Note: the shift and dilation are mappings from inversive geometry composed of a pair of reflections in vertical lines or concentric circles respectively.

===Use of semi-circle Z===
Consider the triangle {(0,0),(1,0),(1,tan a)}. Since 1 + tan^{2}a = sec^{2}a, the length of the triangle hypotenuse is sec a, where sec denotes the secant function. Set r = sec a and apply the third fundamental hyperbolic motion to obtain q = (r cos a, r sin a) where r = sec^{−1}a = cos a. Now
|q - (½, 0)|^{2} = (cos^{2}a - ½)^{2} +cos^{2}a sin^{2}a = ¼

so that q lies on the semicircle Z of radius ½ and center (½, 0). Thus the tangent ray at (1, 0) gets mapped to Z by the third fundamental hyperbolic motion. Any semicircle can be re-sized by a dilation to radius ½ and shifted to Z, then the inversion carries it to the tangent ray. So the collection of hyperbolic motions permutes the semicircles with diameters on y = 0 sometimes with vertical rays, and vice versa. Suppose one agrees to measure length on vertical rays by using logarithmic measure:
d((x,y),(x,z)) = |log(z/y)|.

Then by means of hyperbolic motions one can measure distances between points on semicircles too: first move the points to Z with appropriate shift and dilation, then place them by inversion on the tangent ray where the logarithmic distance is known.

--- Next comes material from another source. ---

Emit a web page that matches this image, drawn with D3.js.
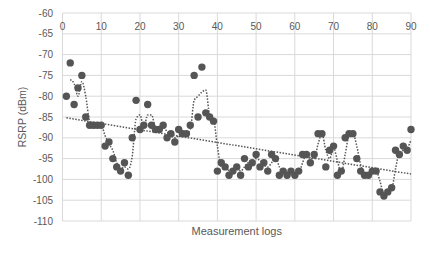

For m and n in HP, let b be the perpendicular bisector of the line segment connecting m and n. If b is parallel to the abscissa, then m and n are connected by a vertical ray, otherwise b intersects the abscissa so there is a semicircle centered at this intersection that passes through m and n. The set HP becomes a metric space when equipped with the distance d(m,n) for m,n ∈ HP as found on the vertical ray or semicircle. One calls the vertical rays and semicircles the hyperbolic lines in HP.
The geometry of points and hyperbolic lines in HP is an example of a non-Euclidean geometry; nevertheless, the construction of the line and distance concepts for HP relies heavily on the original geometry of Euclid.

==Disk model motions==
Consider the disk D = {z ∈ C : z z* < 1 } in the complex plane C. The geometric plane of Lobachevsky can be displayed in D with circular arcs perpendicular to the boundary of D signifying hyperbolic lines. Using the arithmetic and geometry of complex numbers, and Möbius transformations, there is the Poincaré disc model of the hyperbolic plane:

Suppose a and b are complex numbers with a a* − b b* = 1. Note that
|bz + a*|^{2} − |az + b*|^{2} = (aa* − bb*)(1 − |z|^{2}),
so that |z| < 1 implies |(az + b*)/(bz + a*)| < 1 . Hence the disk D is an invariant set of the Möbius transformation
f(z) = (az + b*)/(bz + a*).
Since it also permutes the hyperbolic lines, we see that these transformations are motions of the D model of hyperbolic geometry. A complex matrix
$$q = \begin{pmatrix} a & b \\ b^* & a^* \end{pmatrix}$$
with aa* − bb* = 1, which is an element of the special unitary group SU(1,1).